Plotting code records
--------------------------------------------------

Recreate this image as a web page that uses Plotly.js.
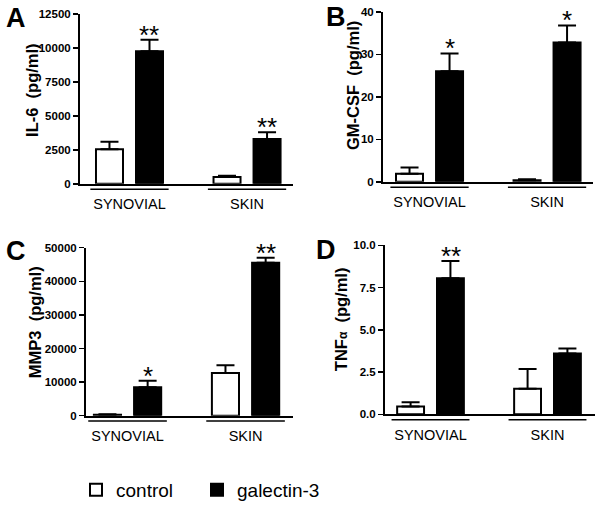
<!DOCTYPE html>
<html><head><meta charset="utf-8">
<script src="https://cdn.plot.ly/plotly-3.0.1.min.js"></script>
<style>html,body{margin:0;padding:0;background:#fff}</style>
</head><body>
<div id="chart" style="width:600px;height:509px"></div>
<script>
const groups = ['SYNOVIAL', 'SKIN'];
const seriesNames = ['control', 'galectin-3'];

// Panel A: IL-6 (pg/ml)
const il6Control = [2550, 500];
const il6ControlErr = [550, 100];
const il6Gal = [9750, 3300];
const il6GalErr = [850, 500];
const il6Stars = ['**', '**'];

// Panel B: GM-CSF (pg/ml)
const gmControl = [1.9, 0.4];
const gmControlErr = [1.5, 0.2];
const gmGal = [26, 32.8];
const gmGalErr = [4.2, 4.0];
const gmStars = ['*', '*'];

// Panel C: MMP3 (pg/ml)
const mmpControl = [300, 12700];
const mmpControlErr = [150, 2300];
const mmpGal = [8500, 45500];
const mmpGalErr = [1900, 1500];
const mmpStars = ['*', '**'];

// Panel D: TNFα (pg/ml)
const tnfControl = [0.47, 1.52];
const tnfControlErr = [0.25, 1.17];
const tnfGal = [8.05, 3.6];
const tnfGalErr = [1.03, 0.3];
const tnfStars = ['**', ''];

const panels = [
  {ax: '', letter: 'A', title: 'IL-6\u00a0 (pg/ml)', c: il6Control, ce: il6ControlErr, g: il6Gal, ge: il6GalErr, stars: il6Stars,
   xdom: [80, 293], ydom: [186, 14], xr: [-0.421, 1.391], yr: [0, 12500], dtick: 2500, fmt: 'd',
   titlePos: [32, 91], letterPos: [16, 18]},
  {ax: '2', letter: 'B', title: 'GM-CSF\u00a0 (pg/ml)', c: gmControl, ce: gmControlErr, g: gmGal, ge: gmGalErr, stars: gmStars,
   xdom: [383, 593], ydom: [184, 12], xr: [-0.396, 1.391], yr: [0, 40], dtick: 10, fmt: 'd',
   titlePos: [353, 87], letterPos: [336, 17]},
  {ax: '3', letter: 'C', title: 'MMP3\u00a0 (pg/ml)', c: mmpControl, ce: mmpControlErr, g: mmpGal, ge: mmpGalErr, stars: mmpStars,
   xdom: [86, 293], ydom: [420.7, 250.7], xr: [-0.352, 1.402], yr: [0, 50000], dtick: 10000, fmt: 'd',
   titlePos: [35, 326], letterPos: [16, 254]},
  {ax: '4', letter: 'D', title: 'TNF<span style="font-size:12px">α</span>\u00a0 (pg/ml)', c: tnfControl, ce: tnfControlErr, g: tnfGal, ge: tnfGalErr, stars: tnfStars,
   xdom: [385, 595], ydom: [419.3, 248.3], xr: [-0.389, 1.406], yr: [0, 10], dtick: 2.5, fmt: '.1f',
   titlePos: [341, 323], letterPos: [326, 253]}
];

const W = 600, H = 509;
const FONT = 'Liberation Sans, Arial, sans-serif';
const traces = [];
const annotations = [];
const shapes = [];
const legendBase = {orientation: 'h', y: 1 - 496 / H, xanchor: 'left', yanchor: 'middle',
  font: {size: 19, family: FONT, color: '#000'}, itemwidth: 30, bgcolor: 'rgba(0,0,0,0)'};
const layout = {
  width: W, height: H,
  margin: {l: 0, r: 0, t: 0, b: 0},
  paper_bgcolor: '#fff', plot_bgcolor: '#fff',
  font: {family: FONT, color: '#000'},
  barmode: 'group', bargap: 0.319, bargroupgap: 0.325,
  showlegend: true,
  legend: Object.assign({}, legendBase, {x: 76 / W}),
  legend2: Object.assign({}, legendBase, {x: 197 / W}),
  annotations: annotations, shapes: shapes
};

panels.forEach((p, k) => {
  const xa = 'x' + p.ax, ya = 'y' + p.ax;
  traces.push({
    type: 'bar', name: seriesNames[0], x: groups, y: p.c, xaxis: xa, yaxis: ya,
    marker: {color: '#fff', line: {color: '#000', width: 2}},
    error_y: {type: 'data', symmetric: false, array: p.ce, arrayminus: [0, 0], color: '#000', thickness: 2, width: 9},
    showlegend: k === 0, legend: 'legend', hoverinfo: 'skip'
  });
  traces.push({
    type: 'bar', name: seriesNames[1], x: groups, y: p.g, xaxis: xa, yaxis: ya,
    marker: {color: '#000', line: {color: '#000', width: 2}},
    error_y: {type: 'data', symmetric: false, array: p.ge, arrayminus: [0, 0], color: '#000', thickness: 2, width: 9},
    showlegend: k === 0, legend: 'legend2', hoverinfo: 'skip'
  });
  layout['xaxis' + p.ax] = {
    domain: [p.xdom[0] / W, p.xdom[1] / W], anchor: ya, range: p.xr, type: 'category',
    showline: true, linecolor: '#000', linewidth: 2, ticks: '', showgrid: false, zeroline: false,
    tickfont: {size: 14.5, family: FONT, color: '#000'}, ticklabelstandoff: 6, fixedrange: true
  };
  layout['yaxis' + p.ax] = {
    domain: [1 - p.ydom[0] / H, 1 - p.ydom[1] / H], anchor: xa, range: p.yr, dtick: p.dtick, tick0: 0,
    tickformat: p.fmt, showline: true, linecolor: '#000', linewidth: 2, ticks: 'outside', ticklen: 5,
    tickwidth: 1.5, tickcolor: '#000', showgrid: false, zeroline: false,
    tickfont: {size: 11.5, family: FONT, color: '#000', weight: 'bold'}, fixedrange: true
  };
  // y title
  annotations.push({xref: 'paper', yref: 'paper', x: p.titlePos[0] / W, y: 1 - p.titlePos[1] / H,
    text: p.title, textangle: -90, showarrow: false, xanchor: 'center', yanchor: 'middle',
    font: {size: 16.5, family: FONT, color: '#000', weight: 'bold'}});
  // panel letter
  annotations.push({xref: 'paper', yref: 'paper', x: p.letterPos[0] / W, y: 1 - p.letterPos[1] / H,
    text: p.letter, showarrow: false, xanchor: 'center', yanchor: 'middle',
    font: {size: 27, family: FONT, color: '#000', weight: 'bold'}});
  // significance stars above galectin bars
  groups.forEach((gname, i) => {
    if (p.stars[i]) {
      annotations.push({xref: xa, yref: ya, x: gname, y: p.g[i] + p.ge[i], xshift: 20, yshift: 5,
        text: p.stars[i], showarrow: false, xanchor: 'center', yanchor: 'middle',
        font: {size: 26, family: FONT, color: '#000'}});
    }
    // group underline
    shapes.push({type: 'line', xref: xa, yref: ya + ' domain', x0: i - 0.333, x1: i + 0.333,
      y0: -0.032, y1: -0.032, line: {color: '#000', width: 1.5}});
  });
});

Plotly.newPlot('chart', traces, layout, {staticPlot: true, displayModeBar: false});
</script>
</body></html>
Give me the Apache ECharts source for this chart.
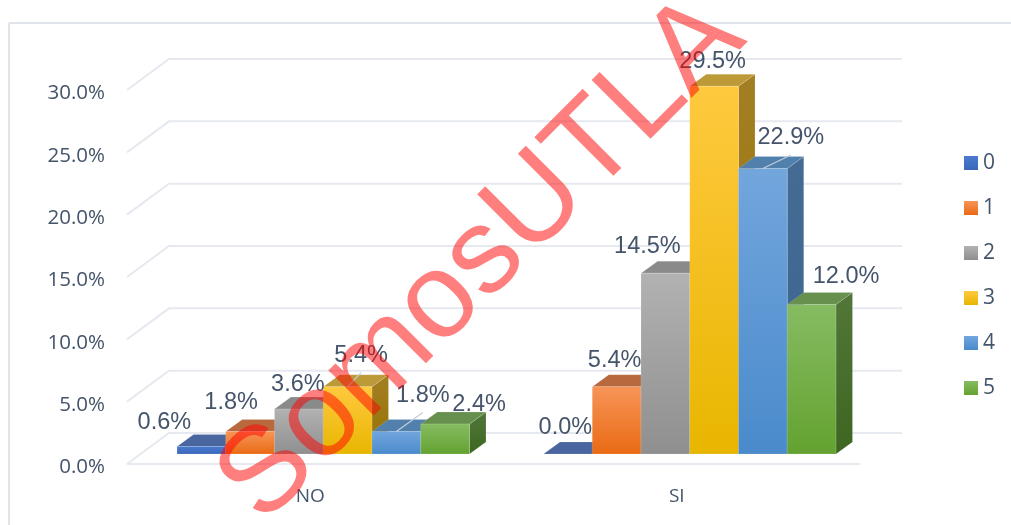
<!DOCTYPE html>
<html>
<head>
<meta charset="utf-8">
<title>SomosUTLA</title>
<script src="https://cdn.jsdelivr.net/npm/echarts@6/dist/echarts.min.js"></script>
<style>
  html, body { margin: 0; padding: 0; background: #fff; }
  #chart { width: 1011px; height: 525px; }
</style>
</head>
<body>
<div id="chart"></div>
<script>
const categories = ['NO', 'SI']
const seriesNames = ['0', '1', '2', '3', '4', '5']
const values0 = [0.6, 0.0]
const values1 = [1.8, 5.4]
const values2 = [3.6, 14.5]
const values3 = [5.4, 29.5]
const values4 = [1.8, 22.9]
const values5 = [2.4, 12.0]
const yTicks = [0, 5, 10, 15, 20, 25, 30]

const allValues = [values0, values1, values2, values3, values4, values5]

// colours per series: front top, front bottom, top face, side top, side bottom
const faceColors = [
  ['#4a7bd0', '#3a66b8', '#4a66a0', '#3e5a90', '#32507f'],
  ['#f79557', '#e96a14', '#b8693e', '#a85a2c', '#96501f'],
  ['#b2b2b2', '#8f8f8f', '#8a8a8a', '#6e6e6e', '#5c5c5c'],
  ['#ffc93f', '#e8b600', '#bd9a38', '#a37f24', '#967200'],
  ['#72a6dd', '#4a8acb', '#5280ad', '#456b94', '#396690'],
  ['#86bc62', '#63a230', '#678f4e', '#52773a', '#3d6620']
]

// label offset from the middle of the bar's front top edge, [series][category]
const labelOffsets = [
  [[-37, -24], [-2.5, -26]],
  [[-19, -29], [-2, -26]],
  [[-1, -25], [-18, -27]],
  [[13.5, -31], [-1.5, -25]],
  [[26.5, -36], [28, -30.5]],
  [[34, -20], [34.5, -27.5]]
]
// [series, category] pairs that get a thin line to their label
const leaders = [[3, 0], [4, 0], [4, 1]]

const wallDepth = [42, -31]
const barShift = [13, -10]
const barDepth = [16.5, -12]
const barShare = 0.133

const vGrad = (a, b) => new echarts.graphic.LinearGradient(0, 0, 0, 1, [
  { offset: 0, color: a },
  { offset: 1, color: b }
])

const fmt = v => v.toFixed(1) + '%'

const barRect = (api, s) => {
  const cat = api.value(0)
  const bottom = api.coord([cat, 0])
  const top = api.coord([cat, api.value(1)])
  const w = api.size([1, 0])[0] * barShare
  const x0 = bottom[0] + barShift[0] + (s - 3) * w
  return { x0, x1: x0 + w, yb: bottom[1] + barShift[1], yt: top[1] + barShift[1], w }
}

const renderBar = s => (params, api) => {
  const { x0, x1, yb, yt } = barRect(api, s)
  const [dx, dy] = barDepth
  const c = faceColors[s]
  const edge = { stroke: 'rgba(255,255,255,0.14)', lineWidth: 1 }
  const poly = (points, fill) => ({ type: 'polygon', shape: { points }, style: { fill, ...edge } })
  const children = [
    poly([[x1, yb], [x1 + dx, yb + dy], [x1 + dx, yt + dy], [x1, yt]], vGrad(c[3], c[4])),
    poly([[x0, yt], [x0 + dx, yt + dy], [x1 + dx, yt + dy], [x1, yt]], c[2])
  ]
  if (yb - yt > 0.5) {
    children.push({
      type: 'rect',
      shape: { x: x0, y: yt, width: x1 - x0, height: yb - yt },
      style: { fill: vGrad(c[0], c[1]), ...edge }
    })
  }
  return { type: 'group', children }
}

const renderLabel = s => (params, api) => {
  const cat = api.value(0)
  const { x0, x1, yt } = barRect(api, s)
  const cx = (x0 + x1) / 2
  const off = labelOffsets[s][cat]
  const children = []
  if (leaders.some(l => l[0] === s && l[1] === cat)) {
    children.push({
      type: 'line',
      shape: { x1: cx, y1: yt, x2: cx + off[0], y2: yt + off[1] + 17 },
      style: { stroke: '#c3cedd', lineWidth: 1.2 }
    })
  }
  children.push({
    type: 'text',
    x: cx + off[0],
    y: yt + off[1],
    style: {
      text: fmt(api.value(1)),
      fill: '#44546a',
      font: '23.5px "Liberation Sans", Arial, sans-serif',
      textAlign: 'center',
      textVerticalAlign: 'middle'
    }
  })
  return { type: 'group', children }
}

const renderWall = (params, api) => {
  const rect = params.coordSys
  const v = api.value(0)
  const y = api.coord([0, v])[1]
  const [dx, dy] = wallDepth
  const lineStyle = { stroke: '#e6e9f0', lineWidth: 2, fill: null }
  const children = [{
    type: 'polyline',
    shape: { points: [[rect.x, y], [rect.x + dx, y + dy], [rect.x + rect.width + dx, y + dy]] },
    style: lineStyle
  }]
  if (v === 0) {
    children.push({
      type: 'line',
      shape: { x1: rect.x, y1: y, x2: rect.x + rect.width, y2: y },
      style: lineStyle
    })
  }
  return { type: 'group', children }
}

const barSeries = seriesNames.map((name, s) => ({
  name,
  type: 'custom',
  z: 3,
  renderItem: renderBar(s),
  encode: { x: 0, y: 1 },
  itemStyle: { color: vGrad(faceColors[s][0], faceColors[s][1]) },
  data: allValues[s].map((v, i) => [i, v])
}))

const labelSeries = seriesNames.map((name, s) => ({
  name: 'label' + name,
  type: 'custom',
  z: 5,
  renderItem: renderLabel(s),
  encode: { x: 0, y: 1 },
  silent: true,
  data: allValues[s].map((v, i) => [i, v])
}))

const chart = echarts.init(document.getElementById('chart'))

chart.setOption({
  animation: false,
  backgroundColor: '#fff',
  grid: { left: 127, right: 151, top: 90, bottom: 61 },
  legend: {
    data: seriesNames,
    orient: 'vertical',
    left: 964,
    top: 151,
    padding: 0,
    icon: 'rect',
    itemWidth: 14,
    itemHeight: 14,
    itemGap: 21,
    textStyle: { color: '#44546a', fontSize: 21, fontFamily: '"Open Sans", sans-serif', lineHeight: 24 }
  },
  xAxis: {
    type: 'category',
    data: categories,
    axisLine: { show: false },
    axisTick: { show: false },
    axisLabel: { color: '#44546a', fontSize: 19, fontFamily: '"Open Sans", sans-serif', margin: 23 }
  },
  yAxis: {
    type: 'value',
    min: 0,
    max: 30,
    interval: 5,
    splitLine: { show: false },
    axisLine: { show: false },
    axisTick: { show: false },
    axisLabel: { color: '#44546a', fontSize: 20.5, fontFamily: '"Open Sans", sans-serif', margin: 22, verticalAlign: 'top', lineHeight: 7, formatter: fmt }
  },
  series: [
    {
      name: 'walls',
      type: 'custom',
      z: 1,
      renderItem: renderWall,
      encode: { y: 0 },
      silent: true,
      data: yTicks.map(v => [v])
    },
    ...barSeries,
    ...labelSeries
  ],
  graphic: [
    { type: 'line', z: 0, shape: { x1: 9, y1: 23, x2: 1011, y2: 23 }, style: { stroke: '#e0e5ec', lineWidth: 2 } },
    { type: 'line', z: 0, shape: { x1: 9, y1: 23, x2: 9, y2: 525 }, style: { stroke: '#e0e5ec', lineWidth: 2 } },
    {
      type: 'text',
      z: 100,
      x: 482,
      y: 260,
      rotation: Math.PI / 4,
      silent: true,
      style: {
        text: 'SomosUTLA',
        fill: 'rgba(255,0,0,0.5)',
        font: '121px "Liberation Sans", Arial, sans-serif',
        textAlign: 'center',
        textVerticalAlign: 'middle'
      }
    }
  ]
})

window.addEventListener('resize', () => chart.resize())
</script>
</body>
</html>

--------------------------------------------------

▶ [Goal of the exercise] From the top of the listing above, repeat each line exactly until you reach the line containing "const il6Stars = ['**', '**'];", and repeat that one too. Leave the pictures out.

▶ [Problem solution]
Recreate this image as a web page that uses Plotly.js.
<!DOCTYPE html>
<html><head><meta charset="utf-8">
<script src="https://cdn.plot.ly/plotly-3.0.1.min.js"></script>
<style>html,body{margin:0;padding:0;background:#fff}</style>
</head><body>
<div id="chart" style="width:600px;height:509px"></div>
<script>
const groups = ['SYNOVIAL', 'SKIN'];
const seriesNames = ['control', 'galectin-3'];

// Panel A: IL-6 (pg/ml)
const il6Control = [2550, 500];
const il6ControlErr = [550, 100];
const il6Gal = [9750, 3300];
const il6GalErr = [850, 500];
const il6Stars = ['**', '**'];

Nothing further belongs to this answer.